- [Exercise prompt]
The lines to extract run from the first line of the material below to the line containing "import plotly.graph_objects as go", both included; leave the pictures behind.

- [Given material]
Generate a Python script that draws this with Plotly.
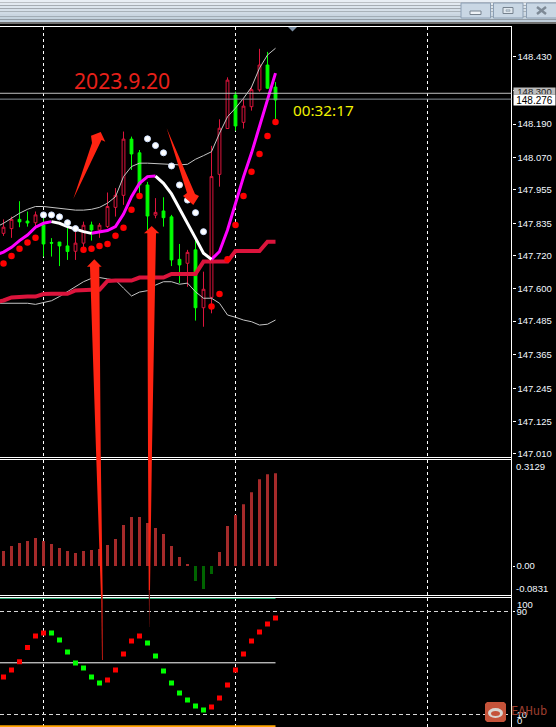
import plotly.graph_objects as go

# ---------- data ----------
bars = list(range(35))
opens = [147.799,147.816,147.849,147.843,147.837,147.829,147.766,147.768,147.754,147.735,147.764,147.829,147.811,147.823,147.892,147.935,
         148.136,148.087,147.972,147.864,147.879,147.858,147.706,147.692,147.740,147.533,147.570,148.010,148.174,148.294,148.196,148.252,148.312,148.401,148.322]
highs = [147.849,147.859,147.914,147.877,147.877,147.865,147.782,147.768,147.844,147.811,147.841,147.841,147.836,147.945,147.961,148.163,
         148.145,148.097,147.983,147.925,147.928,147.865,147.761,147.740,147.775,147.662,148.112,148.207,148.357,148.306,148.282,148.324,148.459,148.448,148.340]
lows = [147.790,147.783,147.821,147.823,147.823,147.716,147.716,147.682,147.704,147.704,147.740,147.773,147.783,147.818,147.859,147.901,
        148.026,147.933,147.811,147.853,147.823,147.682,147.621,147.608,147.487,147.465,147.513,147.966,148.174,148.166,148.174,148.238,148.306,148.316,148.205]
closes = [147.821,147.849,147.840,147.836,147.865,147.761,147.764,147.754,147.734,147.764,147.828,147.811,147.828,147.895,147.935,148.136,
          148.083,147.972,147.861,147.874,147.855,147.704,147.686,147.731,147.533,147.599,148.002,148.175,148.347,148.183,148.254,148.313,148.401,148.318,148.276]

line_x = [-1] + bars
hull_rising = [147.722,147.732,147.749,147.773,147.793,147.821,147.835,147.841,None,None,None,None,147.799,147.803,147.809,147.823,147.868,
               147.930,147.978,148.002,148.004,None,None,None,None,None,None,147.706,147.734,147.811,147.908,148.001,148.086,148.181,148.282,148.372]
hull_falling = [None,None,None,None,None,None,None,147.841,147.835,147.823,147.814,147.805,147.799,None,None,None,None,
                None,None,None,148.004,147.978,147.940,147.889,147.835,147.782,147.728,147.706,None,None,None,None,None,None,None,None]
band_upper = [147.820,147.835,147.853,147.871,147.885,147.895,147.895,147.892,147.887,147.885,147.882,147.882,147.885,147.892,147.907,147.930,148.002,
              148.038,148.050,148.050,148.048,148.046,148.044,148.044,148.046,148.064,148.077,148.091,148.157,148.216,148.247,148.282,148.322,148.390,148.437,148.461]
band_lower = [147.549,147.549,147.549,147.549,147.549,147.545,147.551,147.558,147.573,147.590,147.608,147.626,147.638,147.641,147.636,147.632,147.603,
              147.575,147.589,147.594,147.614,147.626,147.626,147.617,147.621,147.590,147.567,147.567,147.549,147.507,147.499,147.489,147.483,147.471,147.474,147.489]
slow_ma = [147.553,147.559,147.570,147.573,147.573,147.573,147.582,147.583,147.583,147.583,147.595,147.597,147.597,147.597,147.629,147.630,147.630,
           147.630,147.641,147.641,147.641,147.641,147.654,147.654,147.654,147.654,147.698,147.698,147.698,147.698,147.736,147.736,147.736,147.736,147.769,147.769]
sar_below = [147.691,147.718,147.744,147.766,147.783,None,None,None,None,None,147.740,147.744,147.754,147.761,147.790,147.819,
             147.883,147.933,None,None,None,None,None,None,None,None,147.537,147.582,147.706,147.829,147.933,148.019,148.083,148.147,148.197]
sar_above = [None,None,None,None,None,147.865,147.865,147.858,147.837,147.816,None,None,None,None,None,None,
             None,None,148.137,148.113,148.087,148.040,147.972,147.918,147.873,147.805,None,None,None,None,None,None,None,None,None]
macd = [.0440,.0587,.0675,.0733,.0821,.0733,.0645,.0528,.0440,.0381,.0440,.0469,.0499,.0616,.0792,.1203,.1437,.1437,.1261,.1115,.0939,.0587,
        .0264,.0059,-.0440,-.0675,-.0235,.0411,.1173,.1496,.1818,.2170,.2552,.2698,.2728]
osc_up = [39.0,44.4,50.9,61.8,70.8,73.2,None,None,None,None,None,None,None,36.7,44.4,56.9,67.0,70.8,None,None,None,None,None,None,None,None,
          15.7,22.7,32.8,44.4,56.9,67.0,73.9,80.2,84.8]
osc_down = [None,None,None,None,None,None,73.2,67.7,58.4,49.9,46.0,39.0,34.3,None,None,None,None,None,65.4,55.3,43.7,34.3,26.6,21.1,16.5,13.4,
            None,None,None,None,None,None,None,None,None]
level_x = [-1] + bars
price_ticks = [148.430,148.310,148.190,148.070,147.955,147.835,147.720,147.600,147.485,147.365,147.245,147.125,147.010]
last_price = 148.276
prev_price = 148.300

W, H = 556, 727
def fx(x): return x / W
def fy(y): return 1 - y / H
def path(pts):
    return "M " + " L ".join(f"{fx(x):.5f} {fy(y):.5f}" for x, y in pts) + " Z"

LABEL = dict(family="Liberation Sans", size=9.5, color="#f2f8ff")
RED = "#ff2412"

fig = go.Figure()
fig.add_trace(go.Candlestick(x=bars, open=opens, high=highs, low=lows, close=closes, yaxis="y",
    increasing=dict(line=dict(color="#dc143c", width=1), fillcolor="#000000"),
    decreasing=dict(line=dict(color="#00ff00", width=1), fillcolor="#00ff00"),
    whiskerwidth=0, hoverinfo="skip"))
for vals in (band_upper, band_lower):
    fig.add_trace(go.Scatter(x=line_x, y=vals, mode="lines", line=dict(color="#c4c4c4", width=1), yaxis="y"))
fig.add_trace(go.Scatter(x=line_x, y=slow_ma, mode="lines", line=dict(color="#dc143c", width=4), yaxis="y"))
fig.add_trace(go.Scatter(x=line_x, y=hull_rising, mode="lines", line=dict(color="#ff00ff", width=3), yaxis="y"))
fig.add_trace(go.Scatter(x=line_x, y=hull_falling, mode="lines", line=dict(color="#ffffff", width=3), yaxis="y"))
fig.add_trace(go.Scatter(x=bars, y=sar_below, mode="markers", marker=dict(color="#ff0000", size=6.5), yaxis="y"))
fig.add_trace(go.Scatter(x=bars, y=sar_above, mode="markers",
                         marker=dict(color="#ffffff", size=6, line=dict(color="#cfe0ff", width=1)), yaxis="y"))
fig.add_trace(go.Bar(x=bars, y=macd, width=0.375, yaxis="y2",
                     marker=dict(color=["#a52a2a" if v >= 0 else "#006400" for v in macd], line=dict(width=0))))
fig.add_trace(go.Scatter(x=level_x, y=[100] * len(level_x), mode="lines", line=dict(color="#2fb37a", width=1), yaxis="y3"))
fig.add_trace(go.Scatter(x=level_x, y=[50] * len(level_x), mode="lines", line=dict(color="#ffffff", width=1), yaxis="y3"))
fig.add_trace(go.Scatter(x=level_x, y=[0.7] * len(level_x), mode="lines", line=dict(color="#ffa500", width=2), yaxis="y3"))
fig.add_trace(go.Scatter(x=bars, y=osc_up, mode="markers", marker=dict(color="#ff0000", size=5, symbol="square"), yaxis="y3"))
fig.add_trace(go.Scatter(x=bars, y=osc_down, mode="markers", marker=dict(color="#00ff00", size=5, symbol="square"), yaxis="y3"))

shapes = []
def rect(x0, y0, x1, y1, fill, line=None, lw=1, layer="above"):
    shapes.append(dict(type="rect", xref="paper", yref="paper", x0=fx(x0), x1=fx(x1), y0=fy(y0), y1=fy(y1),
                       fillcolor=fill, line=dict(color=line or fill, width=lw if line else 0), layer=layer))
def hline(y, x0=0, x1=511.3, color="#ffffff", w=1):
    shapes.append(dict(type="line", xref="paper", yref="paper", x0=fx(x0), x1=fx(x1), y0=fy(y), y1=fy(y),
                       line=dict(color=color, width=w), layer="above"))
def poly(pts, fill):
    shapes.append(dict(type="path", xref="paper", yref="paper", path=path(pts), fillcolor=fill,
                       line=dict(width=0), layer="above"))

# window frame
for i, c in enumerate(["#e8eef4", "#e2e9f0", "#dce5ed", "#d6e0e9", "#d0dbe5", "#cad6e1", "#c4d2dd", "#bfcdda"]):
    rect(0, i * 2.8, W, (i + 1) * 2.8, c)
rect(0, 22, W, 24, "#6f6f6f")
hline(26.5, 0, 511.5)
for y in (457.5, 459.5, 595.5, 597.5):
    hline(y)
shapes.append(dict(type="line", xref="paper", yref="paper", x0=fx(511.5), x1=fx(511.5), y0=fy(26), y1=fy(727),
                   line=dict(color="#ffffff", width=1), layer="above"))
# window buttons
for x0, x1 in ((461, 490.5), (493.5, 523), (526.5, 557)):
    rect(x0, 3, x1, 18, "#c9d7e4", "#8c9fb4")
rect(470, 11, 481, 14.5, "#eef2f6", "#76828e")
rect(503, 7.5, 513, 13.5, "#dfe7ee", "#76828e")
rect(506, 9.8, 510, 11.3, "#c9d7e4", "#76828e", 0.5)
for (a, b, c, d) in ((537, 7, 546, 14), (537, 14, 546, 7)):
    shapes.append(dict(type="line", xref="paper", yref="paper", x0=fx(a), x1=fx(c), y0=fy(b), y1=fy(d),
                       line=dict(color="#7e8a96", width=2.5), layer="above"))
poly([(288, 27), (297, 27), (292.5, 31.5)], "#7b8ea3")

# horizontal price lines
for p, c in ((prev_price, "#c0c0c0"), (last_price + 0.003, "#8a919a")):
    shapes.append(dict(type="line", xref="paper", yref="y", x0=0, x1=fx(511.5), y0=p, y1=p,
                       line=dict(color=c, width=1), layer="above"))

# hand-drawn arrows
poly([(73.3, 199), (92, 143), (91, 135.7), (100.7, 132), (105.3, 141.7), (101.5, 140)], RED)
poly([(166.7, 128.3), (187, 193), (183, 196), (193.3, 205), (199, 196), (195, 194)], RED)
poly([(94.3, 259.3), (101.7, 266.7), (99.3, 266.7), (100.7, 450), (102.7, 597), (101, 597), (96, 450), (90, 266.7), (87, 266.7)], RED)
poly([(101, 597), (102.7, 597), (103, 660), (102, 660)], "#b01810")
poly([(151.7, 226), (159.3, 233.3), (156, 233.3), (152, 450), (150, 590), (148.7, 590), (148, 450), (147.3, 233.3), (144, 233.3)], RED)
poly([(148.7, 590), (150, 590), (149.5, 627), (149.2, 627)], "#801410")

# watermark logo
poly([(487, 702), (504, 702), (506, 704), (506, 720), (504, 722), (487, 722), (485, 720), (485, 704)], "#c5533a")
shapes.append(dict(type="circle", xref="paper", yref="paper", layer="above", fillcolor="#d9d5d0", line=dict(width=0),
                   x0=fx(488), x1=fx(503), y0=fy(708), y1=fy(718)))
shapes.append(dict(type="circle", xref="paper", yref="paper", layer="above", fillcolor="#c5533a", line=dict(width=0),
                   x0=fx(491), x1=fx(500), y0=fy(711), y1=fy(716)))

def note(text, x, y, font, anchor="left", **kw):
    return dict(text=text, xref="paper", yref="paper", x=fx(x), y=fy(y), xanchor=anchor, yanchor="middle",
                showarrow=False, font=font, borderpad=0, **kw)

dark = dict(family="Liberation Sans", size=9.5, color="#222222")
annotations = [
    note("2023.9.20", 73, 81, dict(family="Noto Sans", size=21.2, color="#e8201a")),
    note("00:32:17", 292, 110, dict(family="Noto Sans", size=15.3, color="#f2f200")),
    note("148.300", 513, 91.5, dark, bgcolor="#bdbdbd", width=41, height=6, align="center"),
    note(f"{last_price:.3f}", 513, 100, dict(family="Liberation Sans", size=10, color="#000000"),
         bgcolor="#ffffff", width=41, height=10, align="center"),
    note("0.3129", 515, 466.5, LABEL),
    note("-0.0831", 515, 588.5, LABEL),
    note("100", 516, 604.5, LABEL),
    note("0", 516, 720.5, LABEL),
    note("EAHub", 510, 711, dict(family="DejaVu Sans Mono", size=12, color="#9a3d2e")),
]

xdom = [0, 511.5 / W]
fig.update_layout(
    template="none",
    width=W, height=H, margin=dict(l=0, r=0, t=0, b=0, pad=0), autosize=False,
    paper_bgcolor="#000000", plot_bgcolor="#000000", showlegend=False, hovermode=False, font=LABEL, boxgap=0.5,
    xaxis=dict(type="linear", domain=xdom, range=[-0.4375, 63.5], anchor="y3", rangeslider=dict(visible=False),
               tickmode="array", tickvals=[5, 29, 53], ticks="", showticklabels=False, showgrid=True, automargin=False,
               griddash="3px,3px", gridcolor="#ffffff", gridwidth=1, zeroline=False, showline=False),
    yaxis=dict(domain=[fy(457.6), fy(27)], range=[146.997, 148.537], side="right", anchor="x", automargin=False,
               tickmode="array", tickvals=price_ticks, ticktext=[f"{v:.3f}" for v in price_ticks],
               ticks="outside", ticklen=3, tickcolor="#ffffff", tickfont=LABEL, showgrid=False, zeroline=False, showline=False),
    yaxis2=dict(domain=[fy(595.3), fy(459.5)], range=[-0.0859, 0.3129], side="right", anchor="x", automargin=False,
                tickmode="array", tickvals=[0], ticktext=["0.00"], ticks="outside", ticklen=2, tickcolor="#ffffff",
                tickfont=LABEL, showgrid=False, zeroline=False, showline=False),
    yaxis3=dict(domain=[0, fy(597.5)], range=[0.15, 100.7], side="right", anchor="x", automargin=False,
                tickmode="array", tickvals=[90, 10], ticktext=["90", "10"], ticks="outside", ticklen=2, tickcolor="#ffffff",
                tickfont=LABEL, showgrid=True, griddash="4px,3px", gridcolor="#d8d8d8", gridwidth=1,
                zeroline=False, showline=False),
    shapes=shapes, annotations=annotations,
)

fig.write_html("out.html", config=dict(displayModeBar=False),
               post_script="document.body.style.margin='0';document.body.style.overflow='hidden';")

- [Result of this task]
Generate a Python script that draws this with Plotly.
import plotly.graph_objects as go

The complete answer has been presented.